### PROVIDED MATERIAL
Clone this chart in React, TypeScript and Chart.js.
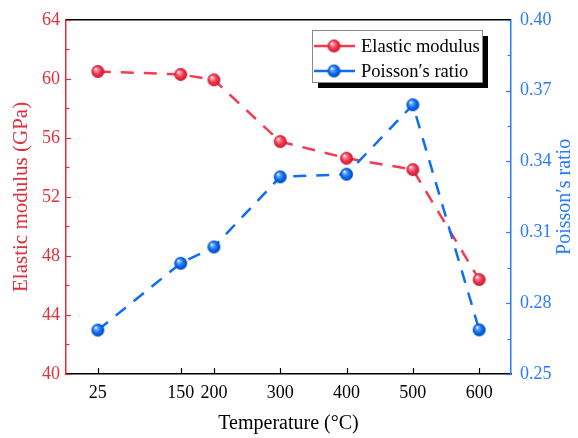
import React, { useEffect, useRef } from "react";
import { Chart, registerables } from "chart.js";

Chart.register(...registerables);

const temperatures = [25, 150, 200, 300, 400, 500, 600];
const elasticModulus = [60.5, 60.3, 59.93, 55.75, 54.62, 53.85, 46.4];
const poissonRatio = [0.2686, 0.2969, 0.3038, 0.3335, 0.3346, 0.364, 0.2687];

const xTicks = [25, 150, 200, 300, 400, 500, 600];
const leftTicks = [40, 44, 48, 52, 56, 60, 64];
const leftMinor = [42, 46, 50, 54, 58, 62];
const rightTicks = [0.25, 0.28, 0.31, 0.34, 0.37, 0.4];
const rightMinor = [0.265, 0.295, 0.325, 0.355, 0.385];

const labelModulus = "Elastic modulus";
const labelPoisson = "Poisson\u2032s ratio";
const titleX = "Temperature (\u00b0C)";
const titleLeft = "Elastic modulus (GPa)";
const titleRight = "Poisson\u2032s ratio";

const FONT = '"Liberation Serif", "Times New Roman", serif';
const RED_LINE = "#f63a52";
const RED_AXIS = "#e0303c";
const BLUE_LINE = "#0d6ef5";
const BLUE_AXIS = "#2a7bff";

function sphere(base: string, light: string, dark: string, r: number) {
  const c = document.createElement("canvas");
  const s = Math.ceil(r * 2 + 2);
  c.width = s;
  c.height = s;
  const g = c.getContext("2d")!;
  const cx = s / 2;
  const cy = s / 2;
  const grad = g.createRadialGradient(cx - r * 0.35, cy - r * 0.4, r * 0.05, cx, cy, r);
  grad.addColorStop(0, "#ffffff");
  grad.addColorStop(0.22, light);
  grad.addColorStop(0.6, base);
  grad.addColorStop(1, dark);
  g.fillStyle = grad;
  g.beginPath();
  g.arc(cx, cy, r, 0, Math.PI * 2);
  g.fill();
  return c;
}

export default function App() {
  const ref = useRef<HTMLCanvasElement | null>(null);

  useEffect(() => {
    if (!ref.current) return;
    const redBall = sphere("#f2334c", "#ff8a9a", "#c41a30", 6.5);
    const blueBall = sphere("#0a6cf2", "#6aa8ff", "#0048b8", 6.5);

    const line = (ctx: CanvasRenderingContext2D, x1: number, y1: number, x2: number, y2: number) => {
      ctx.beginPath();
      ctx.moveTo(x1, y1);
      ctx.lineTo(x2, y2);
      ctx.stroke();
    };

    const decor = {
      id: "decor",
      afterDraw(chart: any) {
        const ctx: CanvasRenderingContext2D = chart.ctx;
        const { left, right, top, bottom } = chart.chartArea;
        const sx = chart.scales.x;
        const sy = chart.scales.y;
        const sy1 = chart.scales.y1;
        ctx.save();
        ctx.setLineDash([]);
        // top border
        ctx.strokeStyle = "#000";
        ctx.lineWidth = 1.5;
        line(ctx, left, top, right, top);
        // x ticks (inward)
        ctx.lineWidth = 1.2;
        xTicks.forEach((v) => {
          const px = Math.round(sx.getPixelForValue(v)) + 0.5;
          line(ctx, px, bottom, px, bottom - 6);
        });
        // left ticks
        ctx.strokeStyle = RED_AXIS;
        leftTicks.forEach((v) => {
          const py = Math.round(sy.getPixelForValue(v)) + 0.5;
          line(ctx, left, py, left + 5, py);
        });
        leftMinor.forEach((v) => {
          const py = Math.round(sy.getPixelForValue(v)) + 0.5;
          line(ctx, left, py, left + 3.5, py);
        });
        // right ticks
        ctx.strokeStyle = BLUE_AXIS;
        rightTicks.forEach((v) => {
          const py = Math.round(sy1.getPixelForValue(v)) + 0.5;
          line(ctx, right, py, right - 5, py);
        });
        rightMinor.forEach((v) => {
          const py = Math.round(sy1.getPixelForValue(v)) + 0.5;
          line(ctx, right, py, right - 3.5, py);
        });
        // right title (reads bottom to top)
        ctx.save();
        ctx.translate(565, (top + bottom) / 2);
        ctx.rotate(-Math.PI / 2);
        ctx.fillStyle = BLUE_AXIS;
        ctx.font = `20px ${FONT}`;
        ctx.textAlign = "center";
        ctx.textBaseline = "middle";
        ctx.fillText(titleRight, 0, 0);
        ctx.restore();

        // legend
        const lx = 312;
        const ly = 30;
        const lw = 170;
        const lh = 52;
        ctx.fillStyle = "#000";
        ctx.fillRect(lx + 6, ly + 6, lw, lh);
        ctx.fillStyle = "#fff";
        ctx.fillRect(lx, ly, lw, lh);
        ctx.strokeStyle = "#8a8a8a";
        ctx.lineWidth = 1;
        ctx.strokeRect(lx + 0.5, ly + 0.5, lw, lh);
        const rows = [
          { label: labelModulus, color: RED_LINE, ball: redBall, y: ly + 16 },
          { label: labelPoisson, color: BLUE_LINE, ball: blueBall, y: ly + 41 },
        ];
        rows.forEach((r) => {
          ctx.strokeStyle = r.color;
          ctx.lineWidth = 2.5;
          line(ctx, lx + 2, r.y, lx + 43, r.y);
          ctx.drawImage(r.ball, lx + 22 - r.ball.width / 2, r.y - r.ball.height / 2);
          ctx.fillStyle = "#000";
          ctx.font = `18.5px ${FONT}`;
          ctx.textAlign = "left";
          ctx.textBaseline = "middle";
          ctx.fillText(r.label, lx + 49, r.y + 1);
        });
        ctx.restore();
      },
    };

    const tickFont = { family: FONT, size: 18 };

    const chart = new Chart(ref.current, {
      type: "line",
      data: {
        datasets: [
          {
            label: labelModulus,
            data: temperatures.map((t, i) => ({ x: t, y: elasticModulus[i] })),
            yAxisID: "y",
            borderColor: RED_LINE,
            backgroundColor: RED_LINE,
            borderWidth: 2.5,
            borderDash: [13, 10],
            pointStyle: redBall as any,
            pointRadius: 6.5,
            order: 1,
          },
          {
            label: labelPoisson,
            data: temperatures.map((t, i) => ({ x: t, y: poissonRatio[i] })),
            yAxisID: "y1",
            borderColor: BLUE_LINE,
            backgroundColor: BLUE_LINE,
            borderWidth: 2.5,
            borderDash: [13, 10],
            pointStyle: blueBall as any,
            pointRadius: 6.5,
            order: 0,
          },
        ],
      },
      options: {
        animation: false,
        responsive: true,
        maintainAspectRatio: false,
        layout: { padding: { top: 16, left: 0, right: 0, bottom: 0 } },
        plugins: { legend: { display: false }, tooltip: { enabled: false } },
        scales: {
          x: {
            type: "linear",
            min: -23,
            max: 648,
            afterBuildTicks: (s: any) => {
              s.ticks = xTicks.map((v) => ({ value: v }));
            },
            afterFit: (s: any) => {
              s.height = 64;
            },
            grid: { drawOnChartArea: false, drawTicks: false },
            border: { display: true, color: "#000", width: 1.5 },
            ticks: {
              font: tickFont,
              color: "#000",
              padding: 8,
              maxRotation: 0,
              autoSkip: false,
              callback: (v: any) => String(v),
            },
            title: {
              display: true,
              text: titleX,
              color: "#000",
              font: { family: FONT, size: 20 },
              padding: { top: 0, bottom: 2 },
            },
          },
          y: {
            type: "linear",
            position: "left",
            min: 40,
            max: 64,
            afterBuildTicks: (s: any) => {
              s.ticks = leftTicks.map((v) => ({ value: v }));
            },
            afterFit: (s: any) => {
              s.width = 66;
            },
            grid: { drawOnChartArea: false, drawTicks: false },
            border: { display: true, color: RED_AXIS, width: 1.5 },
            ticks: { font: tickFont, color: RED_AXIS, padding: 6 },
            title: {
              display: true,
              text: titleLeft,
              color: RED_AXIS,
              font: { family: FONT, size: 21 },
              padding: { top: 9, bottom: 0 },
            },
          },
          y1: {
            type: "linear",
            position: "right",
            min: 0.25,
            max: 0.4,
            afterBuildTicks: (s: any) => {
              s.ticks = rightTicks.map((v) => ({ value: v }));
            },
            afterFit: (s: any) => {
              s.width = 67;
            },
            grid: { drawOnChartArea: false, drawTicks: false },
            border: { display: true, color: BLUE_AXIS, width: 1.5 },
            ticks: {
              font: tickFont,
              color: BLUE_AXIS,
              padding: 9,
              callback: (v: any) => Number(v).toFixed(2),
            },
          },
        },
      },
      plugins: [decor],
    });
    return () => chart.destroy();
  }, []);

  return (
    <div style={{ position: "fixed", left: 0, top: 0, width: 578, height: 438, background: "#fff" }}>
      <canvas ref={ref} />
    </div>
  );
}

### WHAT THE TASK REQUIRES
Quote, please, every line of the material above from its start through the line that has "const rightMinor = [0.265, 0.295, 0.325, 0.355, 0.385];", reproducing the words exactly and dropping any images.

### EXERCISE RESPONSE
Clone this chart in React, TypeScript and Chart.js.
import React, { useEffect, useRef } from "react";
import { Chart, registerables } from "chart.js";

Chart.register(...registerables);

const temperatures = [25, 150, 200, 300, 400, 500, 600];
const elasticModulus = [60.5, 60.3, 59.93, 55.75, 54.62, 53.85, 46.4];
const poissonRatio = [0.2686, 0.2969, 0.3038, 0.3335, 0.3346, 0.364, 0.2687];

const xTicks = [25, 150, 200, 300, 400, 500, 600];
const leftTicks = [40, 44, 48, 52, 56, 60, 64];
const leftMinor = [42, 46, 50, 54, 58, 62];
const rightTicks = [0.25, 0.28, 0.31, 0.34, 0.37, 0.4];
const rightMinor = [0.265, 0.295, 0.325, 0.355, 0.385];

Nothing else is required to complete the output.